■ Your task: Restate each line word for word. Leave out every picture.

===== Data segment

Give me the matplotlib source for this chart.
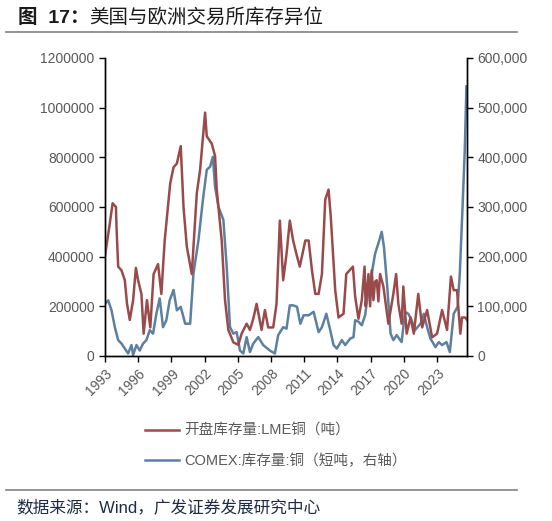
import matplotlib
matplotlib.use("Agg")
import matplotlib.pyplot as plt
from matplotlib.ticker import FuncFormatter

plt.rcParams['font.family'] = ['Liberation Sans', 'Noto Sans CJK SC', 'DejaVu Sans']

# LME copper stocks (tonnes), left axis
lme_t = [1993.0, 1993.4, 1993.7, 1994.0, 1994.05, 1994.2, 1994.5, 1994.8, 1995.0, 1995.25,
         1995.55, 1995.8, 1996.0, 1996.3, 1996.5, 1996.8, 1997.1, 1997.4, 1997.8, 1998.1,
         1998.4, 1998.9, 1999.2, 1999.5, 1999.85, 2000.1, 2000.4, 2000.85, 2001.0, 2001.3,
         2001.6, 2002.05, 2002.2, 2002.65, 2002.95, 2003.1, 2003.55, 2003.85, 2004.15, 2004.6,
         2005.05, 2005.35, 2005.8, 2006.1, 2006.4, 2006.7, 2007.15, 2007.45, 2007.75, 2008.2,
         2008.5, 2008.8, 2009.1, 2009.4, 2009.7, 2010.0, 2010.3, 2010.6, 2011.1, 2011.4,
         2011.7, 2012.0, 2012.3, 2012.6, 2012.9, 2013.2, 2013.4, 2013.8, 2014.1, 2014.55,
         2014.8, 2015.1, 2015.4, 2015.6, 2015.9, 2016.2, 2016.45, 2016.55, 2016.65, 2016.8,
         2016.95, 2017.1, 2017.25, 2017.4, 2017.55, 2017.7, 2017.85, 2018.15, 2018.6, 2019.05,
         2019.3, 2019.5, 2019.8, 2019.95, 2020.25, 2020.6, 2020.9, 2021.3, 2021.65, 2022.1,
         2022.55, 2023.0, 2023.45, 2023.9, 2024.25, 2024.5, 2024.8, 2025.1, 2025.25, 2025.55,
         2025.7]
lme_v = [400000, 520000, 615000, 600000, 520000, 360000, 345000, 305000, 210000, 145000,
         225000, 355000, 305000, 250000, 90000, 225000, 115000, 330000, 370000, 250000,
         465000, 695000, 760000, 775000, 845000, 600000, 440000, 330000, 440000, 655000,
         750000, 980000, 885000, 855000, 805000, 670000, 465000, 225000, 105000, 55000,
         45000, 90000, 130000, 105000, 150000, 210000, 105000, 185000, 115000, 115000,
         210000, 545000, 305000, 410000, 545000, 465000, 410000, 360000, 465000, 465000,
         345000, 250000, 250000, 330000, 630000, 670000, 560000, 265000, 155000, 170000,
         330000, 345000, 360000, 240000, 150000, 225000, 360000, 200000, 250000, 330000,
         200000, 345000, 225000, 300000, 305000, 220000, 330000, 280000, 130000, 250000,
         330000, 210000, 130000, 280000, 90000, 155000, 90000, 250000, 115000, 185000,
         75000, 90000, 185000, 105000, 320000, 265000, 265000, 90000, 155000, 155000,
         145000]

# COMEX copper stocks (short tons), right axis
comex_t = [1993.0, 1993.3, 1993.6, 1993.9, 1994.2, 1994.5, 1994.8, 1995.1, 1995.4, 1995.55,
           1995.85, 1996.15, 1996.45, 1996.75, 1997.05, 1997.35, 1997.65, 1997.95, 1998.25, 1998.55,
           1998.85, 1999.2, 1999.5, 1999.85, 2000.25, 2000.7, 2001.0, 2001.45, 2001.85, 2002.2,
           2002.5, 2002.75, 2002.95, 2003.25, 2003.7, 2004.0, 2004.3, 2004.6, 2004.9, 2005.2,
           2005.5, 2005.8, 2006.1, 2006.4, 2006.85, 2007.3, 2007.9, 2008.35, 2008.65, 2009.1,
           2009.4, 2009.7, 2010.0, 2010.35, 2010.65, 2010.95, 2011.4, 2011.85, 2012.3, 2012.6,
           2013.0, 2013.35, 2013.65, 2013.95, 2014.4, 2014.7, 2015.15, 2015.45, 2015.6, 2015.9,
           2016.2, 2016.5, 2016.8, 2017.1, 2017.4, 2017.7, 2018.0, 2018.2, 2018.5, 2018.8,
           2019.05, 2019.35, 2019.8, 2020.1, 2020.4, 2020.7, 2021.0, 2021.5, 2021.8, 2022.1,
           2022.4, 2022.85, 2023.15, 2023.45, 2023.85, 2024.15, 2024.5, 2024.85, 2025.05, 2025.3,
           2025.5, 2025.65]
comex_v = [105000, 112000, 92000, 58000, 32000, 25000, 15000, 5000, 22000, 2000,
           22000, 11000, 25000, 32000, 52000, 45000, 85000, 116000, 58000, 72000,
           112000, 133000, 92000, 99000, 65000, 65000, 166000, 233000, 314000, 375000,
           381000, 401000, 341000, 301000, 274000, 180000, 58000, 45000, 48000, 11000,
           5000, 38000, 8000, 25000, 38000, 22000, 11000, 5000, 42000, 58000,
           55000, 102000, 102000, 99000, 65000, 82000, 82000, 89000, 48000, 58000,
           85000, 52000, 22000, 15000, 32000, 22000, 35000, 38000, 72000, 69000,
           62000, 82000, 133000, 166000, 206000, 227000, 250000, 220000, 139000, 45000,
           32000, 42000, 28000, 89000, 85000, 72000, 52000, 65000, 85000, 58000,
           35000, 18000, 28000, 22000, 28000, 8000, 85000, 99000, 166000, 301000,
           415000, 543000]

year_ticks = list(range(1993, 2024, 3))
left_ticks = [0, 200000, 400000, 600000, 800000, 1000000, 1200000]
right_ticks = [0, 100000, 200000, 300000, 400000, 500000, 600000]

red = '#9A4A4A'
blue = '#5D80A0'
grey = '#595959'

fig = plt.figure(figsize=(5.52, 5.21), dpi=100)
ax = fig.add_axes([0.190, 0.3167, 0.656, 0.572])
ax2 = ax.twinx()

l1, = ax.plot(lme_t, lme_v, color=red, lw=1.8, label='开盘库存量:LME铜（吨）')
l2, = ax2.plot(comex_t, comex_v, color=blue, lw=1.8, label='COMEX:库存量:铜（短吨，右轴）')
ax.set_zorder(ax2.get_zorder() + 1)
ax.patch.set_visible(False)

ax.set_xlim(1993, 2025.7)
ax.set_ylim(0, 1200000)
ax2.set_ylim(0, 600000)
ax.set_xticks(year_ticks)
ax.set_xticklabels([str(y) for y in year_ticks], rotation=45, ha='right',
                   rotation_mode='anchor')
ax.set_yticks(left_ticks)
ax.yaxis.set_major_formatter(FuncFormatter(lambda v, p: f'{int(v)}'))
ax2.set_yticks(right_ticks)
ax2.yaxis.set_major_formatter(FuncFormatter(lambda v, p: f'{int(v):,}'))

for a in (ax, ax2):
    a.spines['top'].set_visible(False)
    for s in ('left', 'right', 'bottom'):
        a.spines[s].set_color('black')
        a.spines[s].set_linewidth(1.0)
    a.tick_params(direction='out', length=4, width=1, colors='black',
                  labelcolor=grey, labelsize=10)

fig.legend(handles=[l1, l2], loc='center', bbox_to_anchor=(0.5, 0.144),
           frameon=False, fontsize=10.5, labelcolor=grey, handlelength=2.3,
           handletextpad=0.4, labelspacing=1.05)

fig.text(0.033, 0.966, '图  17：', fontsize=14, fontweight='bold',
         color='#1a1a1a', va='center', ha='left')
fig.text(0.162, 0.966, '美国与欧洲交易所库存异位', fontsize=14, fontweight='medium',
         color='#1a1a1a', va='center', ha='left')
fig.add_artist(plt.Line2D([0.01, 0.937], [0.939, 0.939], color='#808080', lw=1.2))
fig.add_artist(plt.Line2D([0.01, 0.937], [0.060, 0.060], color='#808080', lw=1.2))
fig.text(0.03, 0.027, '数据来源：Wind，广发证券发展研究中心', fontsize=12,
         color='#1f2a44', va='center', ha='left')

fig.savefig('out.png', dpi=100)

==========

■ Full solution:
Give me the matplotlib source for this chart.
import matplotlib
matplotlib.use("Agg")
import matplotlib.pyplot as plt
from matplotlib.ticker import FuncFormatter

plt.rcParams['font.family'] = ['Liberation Sans', 'Noto Sans CJK SC', 'DejaVu Sans']

# LME copper stocks (tonnes), left axis
lme_t = [1993.0, 1993.4, 1993.7, 1994.0, 1994.05, 1994.2, 1994.5, 1994.8, 1995.0, 1995.25,
         1995.55, 1995.8, 1996.0, 1996.3, 1996.5, 1996.8, 1997.1, 1997.4, 1997.8, 1998.1,
         1998.4, 1998.9, 1999.2, 1999.5, 1999.85, 2000.1, 2000.4, 2000.85, 2001.0, 2001.3,
         2001.6, 2002.05, 2002.2, 2002.65, 2002.95, 2003.1, 2003.55, 2003.85, 2004.15, 2004.6,
         2005.05, 2005.35, 2005.8, 2006.1, 2006.4, 2006.7, 2007.15, 2007.45, 2007.75, 2008.2,
         2008.5, 2008.8, 2009.1, 2009.4, 2009.7, 2010.0, 2010.3, 2010.6, 2011.1, 2011.4,
         2011.7, 2012.0, 2012.3, 2012.6, 2012.9, 2013.2, 2013.4, 2013.8, 2014.1, 2014.55,
         2014.8, 2015.1, 2015.4, 2015.6, 2015.9, 2016.2, 2016.45, 2016.55, 2016.65, 2016.8,
         2016.95, 2017.1, 2017.25, 2017.4, 2017.55, 2017.7, 2017.85, 2018.15, 2018.6, 2019.05,
         2019.3, 2019.5, 2019.8, 2019.95, 2020.25, 2020.6, 2020.9, 2021.3, 2021.65, 2022.1,
         2022.55, 2023.0, 2023.45, 2023.9, 2024.25, 2024.5, 2024.8, 2025.1, 2025.25, 2025.55,
         2025.7]
lme_v = [400000, 520000, 615000, 600000, 520000, 360000, 345000, 305000, 210000, 145000,
         225000, 355000, 305000, 250000, 90000, 225000, 115000, 330000, 370000, 250000,
         465000, 695000, 760000, 775000, 845000, 600000, 440000, 330000, 440000, 655000,
         750000, 980000, 885000, 855000, 805000, 670000, 465000, 225000, 105000, 55000,
         45000, 90000, 130000, 105000, 150000, 210000, 105000, 185000, 115000, 115000,
         210000, 545000, 305000, 410000, 545000, 465000, 410000, 360000, 465000, 465000,
         345000, 250000, 250000, 330000, 630000, 670000, 560000, 265000, 155000, 170000,
         330000, 345000, 360000, 240000, 150000, 225000, 360000, 200000, 250000, 330000,
         200000, 345000, 225000, 300000, 305000, 220000, 330000, 280000, 130000, 250000,
         330000, 210000, 130000, 280000, 90000, 155000, 90000, 250000, 115000, 185000,
         75000, 90000, 185000, 105000, 320000, 265000, 265000, 90000, 155000, 155000,
         145000]

# COMEX copper stocks (short tons), right axis
comex_t = [1993.0, 1993.3, 1993.6, 1993.9, 1994.2, 1994.5, 1994.8, 1995.1, 1995.4, 1995.55,
           1995.85, 1996.15, 1996.45, 1996.75, 1997.05, 1997.35, 1997.65, 1997.95, 1998.25, 1998.55,
           1998.85, 1999.2, 1999.5, 1999.85, 2000.25, 2000.7, 2001.0, 2001.45, 2001.85, 2002.2,
           2002.5, 2002.75, 2002.95, 2003.25, 2003.7, 2004.0, 2004.3, 2004.6, 2004.9, 2005.2,
           2005.5, 2005.8, 2006.1, 2006.4, 2006.85, 2007.3, 2007.9, 2008.35, 2008.65, 2009.1,
           2009.4, 2009.7, 2010.0, 2010.35, 2010.65, 2010.95, 2011.4, 2011.85, 2012.3, 2012.6,
           2013.0, 2013.35, 2013.65, 2013.95, 2014.4, 2014.7, 2015.15, 2015.45, 2015.6, 2015.9,
           2016.2, 2016.5, 2016.8, 2017.1, 2017.4, 2017.7, 2018.0, 2018.2, 2018.5, 2018.8,
           2019.05, 2019.35, 2019.8, 2020.1, 2020.4, 2020.7, 2021.0, 2021.5, 2021.8, 2022.1,
           2022.4, 2022.85, 2023.15, 2023.45, 2023.85, 2024.15, 2024.5, 2024.85, 2025.05, 2025.3,
           2025.5, 2025.65]
comex_v = [105000, 112000, 92000, 58000, 32000, 25000, 15000, 5000, 22000, 2000,
           22000, 11000, 25000, 32000, 52000, 45000, 85000, 116000, 58000, 72000,
           112000, 133000, 92000, 99000, 65000, 65000, 166000, 233000, 314000, 375000,
           381000, 401000, 341000, 301000, 274000, 180000, 58000, 45000, 48000, 11000,
           5000, 38000, 8000, 25000, 38000, 22000, 11000, 5000, 42000, 58000,
           55000, 102000, 102000, 99000, 65000, 82000, 82000, 89000, 48000, 58000,
           85000, 52000, 22000, 15000, 32000, 22000, 35000, 38000, 72000, 69000,
           62000, 82000, 133000, 166000, 206000, 227000, 250000, 220000, 139000, 45000,
           32000, 42000, 28000, 89000, 85000, 72000, 52000, 65000, 85000, 58000,
           35000, 18000, 28000, 22000, 28000, 8000, 85000, 99000, 166000, 301000,
           415000, 543000]

year_ticks = list(range(1993, 2024, 3))
left_ticks = [0, 200000, 400000, 600000, 800000, 1000000, 1200000]
right_ticks = [0, 100000, 200000, 300000, 400000, 500000, 600000]

red = '#9A4A4A'
blue = '#5D80A0'
grey = '#595959'

fig = plt.figure(figsize=(5.52, 5.21), dpi=100)
ax = fig.add_axes([0.190, 0.3167, 0.656, 0.572])
ax2 = ax.twinx()

l1, = ax.plot(lme_t, lme_v, color=red, lw=1.8, label='开盘库存量:LME铜（吨）')
l2, = ax2.plot(comex_t, comex_v, color=blue, lw=1.8, label='COMEX:库存量:铜（短吨，右轴）')
ax.set_zorder(ax2.get_zorder() + 1)
ax.patch.set_visible(False)

ax.set_xlim(1993, 2025.7)
ax.set_ylim(0, 1200000)
ax2.set_ylim(0, 600000)
ax.set_xticks(year_ticks)
ax.set_xticklabels([str(y) for y in year_ticks], rotation=45, ha='right',
                   rotation_mode='anchor')
ax.set_yticks(left_ticks)
ax.yaxis.set_major_formatter(FuncFormatter(lambda v, p: f'{int(v)}'))
ax2.set_yticks(right_ticks)
ax2.yaxis.set_major_formatter(FuncFormatter(lambda v, p: f'{int(v):,}'))

for a in (ax, ax2):
    a.spines['top'].set_visible(False)
    for s in ('left', 'right', 'bottom'):
        a.spines[s].set_color('black')
        a.spines[s].set_linewidth(1.0)
    a.tick_params(direction='out', length=4, width=1, colors='black',
                  labelcolor=grey, labelsize=10)

fig.legend(handles=[l1, l2], loc='center', bbox_to_anchor=(0.5, 0.144),
           frameon=False, fontsize=10.5, labelcolor=grey, handlelength=2.3,
           handletextpad=0.4, labelspacing=1.05)

fig.text(0.033, 0.966, '图  17：', fontsize=14, fontweight='bold',
         color='#1a1a1a', va='center', ha='left')
fig.text(0.162, 0.966, '美国与欧洲交易所库存异位', fontsize=14, fontweight='medium',
         color='#1a1a1a', va='center', ha='left')
fig.add_artist(plt.Line2D([0.01, 0.937], [0.939, 0.939], color='#808080', lw=1.2))
fig.add_artist(plt.Line2D([0.01, 0.937], [0.060, 0.060], color='#808080', lw=1.2))
fig.text(0.03, 0.027, '数据来源：Wind，广发证券发展研究中心', fontsize=12,
         color='#1f2a44', va='center', ha='left')

fig.savefig('out.png', dpi=100)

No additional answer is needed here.